Many of us share the same feelings, probably that's why we work in learning-enhanced technologies, trying to add our sand-grain to the improvement/evolution of education.

I'd like to finish this post with a quote from Albert Einstein: "Imagination is more important than knowledge."

Mar 2, 2010

Design your mobile app for tomorrow, not for yesterday!

Recently reading one of my favourite blogs about e- and m- learning (Upside Learning) I found a post describing five tips for implementing mobile learning applications.

As a summary, you can find the full entry in Upside Learning, they give these tips:
1. Keep it short and simple
2. Low Information Density
3. Easy with the Multimedia
4. Include Elements of Collaboration
5. Provide Tools (Applications) and Not Just Content

I agree this tips, and I encourage you to follow them. But from my experience in mobile learning implementation (in my PhD), I'd like to add some own tips to create something useful and innovative:
6. A mobile device is, first of all, "mobile", so use it on the move! In out of the classroom activities, such as in a botanic garden to teach about flowers, etc.
7. Geolocation: Take advantage of where the student/teacher is in each moment, so you can better personalize the offered services. In the example of the botanic garden, if the student is near a Sequoya give him/her (multimedia) content about it, let them discuss about it in a forum for this particular Sequoya, create a chat around this particular location, etc.
7. Take advantage of the existing services and knowledge in your e-learning platform. Re-use! Don't create everything again from scratch!
8. Design your application supposing full connectivity, although you don't have it now, not restrict your functionality just because you are afraid of the fee for connecting to the Internet. Mobile broadbands are getting cheaper and more spread everyday, so design your app for tomorrow, not for yesterday.
9. Be social! Provide social mechanisms to engage students in your application, e.g., give awards to the student that send most messages to others, build more knowledge or know more answers.
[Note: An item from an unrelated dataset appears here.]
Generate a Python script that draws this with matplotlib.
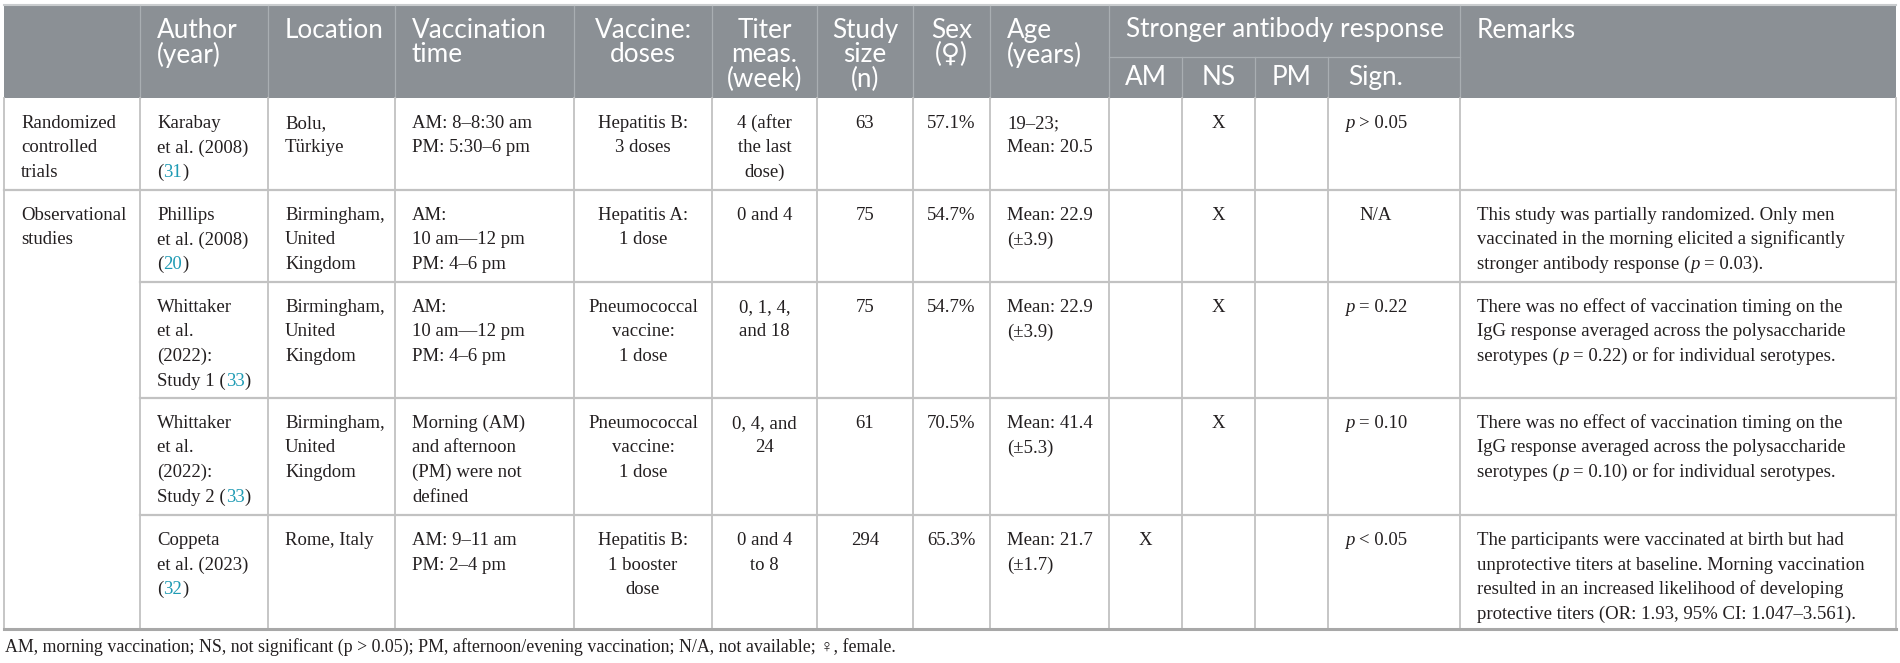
import re
import matplotlib
matplotlib.use("Agg")
import matplotlib.pyplot as plt
from matplotlib.patches import Rectangle
from matplotlib.font_manager import FontProperties

# ---- table content ----
header_labels = ["", "Author\n(year)", "Location", "Vaccination\ntime", "Vaccine:\ndoses",
                 "Titer\nmeas.\n(week)", "Study\nsize\n(n)", "Sex\n(\u2640)", "Age\n(years)"]
group_label = "Stronger antibody response"
sub_labels = ["AM", "NS", "PM", "Sign."]
remarks_label = "Remarks"

designs = ["Randomized\ncontrolled\ntrials", "Observational\nstudies"]
design_rows = [1, 4]

authors = ["Karabay\net al. (2008)\n({31})",
           "Phillips\net al. (2008)\n({20})",
           "Whittaker\net al.\n(2022):\nStudy 1 ({33})",
           "Whittaker\net al.\n(2022):\nStudy 2 ({33})",
           "Coppeta\net al. (2023)\n({32})"]
locations = ["Bolu,\nT\u00fcrkiye",
             "Birmingham,\nUnited\nKingdom",
             "Birmingham,\nUnited\nKingdom",
             "Birmingham,\nUnited\nKingdom",
             "Rome, Italy"]
vacc_times = ["AM: 8\u20138:30 am\nPM: 5:30\u20136 pm",
              "AM:\n10 am\u201412 pm\nPM: 4\u20136 pm",
              "AM:\n10 am\u201412 pm\nPM: 4\u20136 pm",
              "Morning (AM)\nand afternoon\n(PM) were not\ndefined",
              "AM: 9\u201311 am\nPM: 2\u20134 pm"]
vaccines = ["Hepatitis B:\n3 doses",
            "Hepatitis A:\n1 dose",
            "Pneumococcal\nvaccine:\n1 dose",
            "Pneumococcal\nvaccine:\n1 dose",
            "Hepatitis B:\n1 booster\ndose"]
titer_weeks = ["4 (after\nthe last\ndose)", "0 and 4", "0, 1, 4,\nand 18", "0, 4, and\n24", "0 and 4\nto 8"]
study_sizes = [63, 75, 75, 61, 294]
female_pct = [57.1, 54.7, 54.7, 70.5, 65.3]
ages = ["19\u201323;\nMean: 20.5", "Mean: 22.9\n(\u00b13.9)", "Mean: 22.9\n(\u00b13.9)",
        "Mean: 41.4\n(\u00b15.3)", "Mean: 21.7\n(\u00b11.7)"]
stronger_am = ["", "", "", "", "X"]
stronger_ns = ["X", "X", "X", "X", ""]
stronger_pm = ["", "", "", "", ""]
significance = ["*p* > 0.05", "N/A", "*p* = 0.22", "*p* = 0.10", "*p* < 0.05"]
remarks = ["",
           "This study was partially randomized. Only men\n"
           "vaccinated in the morning elicited a significantly\n"
           "stronger antibody response (*p* = 0.03).",
           "There was no effect of vaccination timing on the\n"
           "IgG response averaged across the polysaccharide\n"
           "serotypes (*p* = 0.22) or for individual serotypes.",
           "There was no effect of vaccination timing on the\n"
           "IgG response averaged across the polysaccharide\n"
           "serotypes (*p* = 0.10) or for individual serotypes.",
           "The participants were vaccinated at birth but had\n"
           "unprotective titers at baseline. Morning vaccination\n"
           "resulted in an increased likelihood of developing\n"
           "protective titers (OR: 1.93, 95% CI: 1.047\u20133.561)."]
footnote = ("AM, morning vaccination; NS, not significant (p > 0.05); PM, afternoon/evening "
            "vaccination; N/A, not available; \u2640, female.")

# ---- layout ----
W, H = 1900, 663
col_x = [4, 140, 268, 395, 574, 712, 817, 913, 990, 1109, 1182, 1255, 1328, 1460, 1896]
row_y = [98, 190, 282, 398, 515, 629]
head_top, sub_y = 5, 57
body_align = ["l", "l", "l", "l", "c", "c", "c", "c", "l", "c", "c", "c", "s", "l"]
head_align = ["l", "l", "l", "l", "c", "c", "c", "c", "l"]
pad = 17
line_h = 24.5

head_bg = "#8b9095"
head_line = "#a9aeb2"
grid = "#c2c2c2"
txt = "#231f20"
teal = "#1f9bb4"

fig = plt.figure(figsize=(W / 100, H / 100), dpi=100)
ax = fig.add_axes([0, 0, 1, 1])
ax.set_xlim(0, W)
ax.set_ylim(H, 0)
ax.axis("off")
renderer = fig.canvas.get_renderer()

serif = ["Liberation Serif", "DejaVu Sans"]
body_fp = FontProperties(family=serif, size=13.5)
ital_fp = FontProperties(family=serif, size=13.5, style="italic")
head_fp = FontProperties(family=["Lato", "DejaVu Sans"], size=18.8)
foot_fp = FontProperties(family=serif, size=12.9)


def text_w(s, fp):
    if not s:
        return 0
    w1 = renderer.get_text_width_height_descent("|" + s + "|", fp, ismath=False)[0]
    w0 = renderer.get_text_width_height_descent("||", fp, ismath=False)[0]
    return w1 - w0


def runs_of(line):
    out = []
    for part in re.split(r"(\*[^*]+\*|\{[^}]+\})", line):
        if not part:
            continue
        if part.startswith("*"):
            out.append((part[1:-1], ital_fp, txt))
        elif part.startswith("{"):
            out.append((part[1:-1], body_fp, teal))
        else:
            out.append((part, body_fp, txt))
    return out


def draw_line(x, y, line, align, runs=None):
    runs = runs if runs is not None else runs_of(line)
    total = sum(text_w(s, fp) for s, fp, c in runs)
    if align != "l":
        x = x - total / 2
    for s, fp, c in runs:
        lead = len(s) - len(s.lstrip())
        if s.strip():
            ax.text(x + text_w(s[:lead], fp), y, s.strip(), fontproperties=fp,
                    color=c, ha="left", va="baseline")
        x += text_w(s, fp)


def cell_x(ci, align):
    if align == "l":
        return col_x[ci] + pad
    if align == "s":
        return (col_x[ci] + col_x[ci + 1]) / 2 - 18
    return (col_x[ci] + col_x[ci + 1]) / 2


def draw_cell(ci, top, content, align):
    for i, line in enumerate(str(content).split("\n")):
        draw_line(cell_x(ci, align), top + 30 + i * line_h, line, align)


def draw_head(ci, base, label, align):
    for i, line in enumerate(label.split("\n")):
        draw_line(cell_x(ci, align), base + i * 24.5, line, align,
                  runs=[(line, head_fp, "white")])


# ---- header ----
ax.add_patch(Rectangle((col_x[0], head_top), col_x[-1] - col_x[0], row_y[0] - head_top,
                       facecolor=head_bg, edgecolor="none"))
ax.plot([col_x[0], col_x[-1]], [head_top, head_top], color="#c9ccce", lw=1.5)
for ci in range(1, len(col_x) - 1):
    y0 = sub_y if ci in (10, 11, 12) else head_top + 1
    ax.plot([col_x[ci], col_x[ci]], [y0, row_y[0]], color=head_line, lw=0.9)
ax.plot([col_x[9], col_x[13]], [sub_y, sub_y], color=head_line, lw=0.9)

for ci, label in enumerate(header_labels):
    if label:
        draw_head(ci, 38, label, head_align[ci])
draw_head(9, 37, group_label, "l")
for k, label in enumerate(sub_labels):
    draw_head(9 + k, 85, label, "s" if label == "Sign." else "c")
draw_head(13, 38, remarks_label, "l")

# ---- body grid ----
for x in col_x:
    ax.plot([x, x], [row_y[0], row_y[-1]], color=grid, lw=1.3)
ax.plot([col_x[0], col_x[-1]], [row_y[1], row_y[1]], color=grid, lw=1.6)
for y in row_y[2:-1]:
    ax.plot([col_x[1], col_x[-1]], [y, y], color=grid, lw=1.6)
ax.plot([col_x[0], col_x[-1]], [row_y[-1], row_y[-1]], color="#a8a8a8", lw=2.2)

# ---- body text ----
r = 0
for label, span in zip(designs, design_rows):
    draw_cell(0, row_y[r], label, "l")
    r += span

for r in range(len(authors)):
    cells = [authors[r], locations[r], vacc_times[r], vaccines[r], titer_weeks[r],
             study_sizes[r], f"{female_pct[r]}%", ages[r], stronger_am[r],
             stronger_ns[r], stronger_pm[r], significance[r], remarks[r]]
    for k, content in enumerate(cells):
        if content != "":
            draw_cell(k + 1, row_y[r], content, body_align[k + 1])

# ---- footnote ----
draw_line(5, 652, footnote, "l", runs=[(footnote, foot_fp, txt)])

fig.savefig("out.png", dpi=100, facecolor="white")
This is the key to keep your application alive!

I have some other ideas, but no more time, so I'll post them other day.

Future e-books will not be electronic, will be Augmented!

I'm still impacted with the BMW video of Augmented Reality in their service:

And thinking about other uses in education, besides offering guidance, I think books are going to be one of the places where AR best suits. Have a look to this video about an Augmented Book:

Although this technology is a fact, it exists, actually it exists for desktop computers with a webcam. The real power of AR comes together to mobile devices. There are some good applications of AR in mobile devices (mainly iPhones, Android and Windows Mobile), such as

Currently Layar is focused on geolocation-based AR, and not to signs in books. I want to find some spare time to research in some Open framework to support this integration with traditional books. Any idea?

I really think it would be more useful than current e-books (which are nothing really new, just text).

Augmented Reality is here! and is here to stay!

BMW is ahead in may fields of technology and marketing, and now they show us again their innovation engine.

When I first saw this video I though that I don't think professionals in BMW needs this guidance, but it could be very useful as an applicaton within education. Can you imagine a googles that tell the teacher what he/she have to say or do? I wish we never got there!

Maybe it should be seen from the other side. From the student point of view this system could be a very assistive and supportive method for practice-oriented learning. Imagine, in an engineering school, how useful it could be for mechanical, electrical, or electronics students! And surely it could easily moved to other fields such as medical surgery, or even to primary and secundary school, helping students to do their practices.

Actually, I think Augmented Reality is going to change the way we see education. AR is in fact a very powerful tool, but obviously it needs of some creativity from teachers, that has to be our work!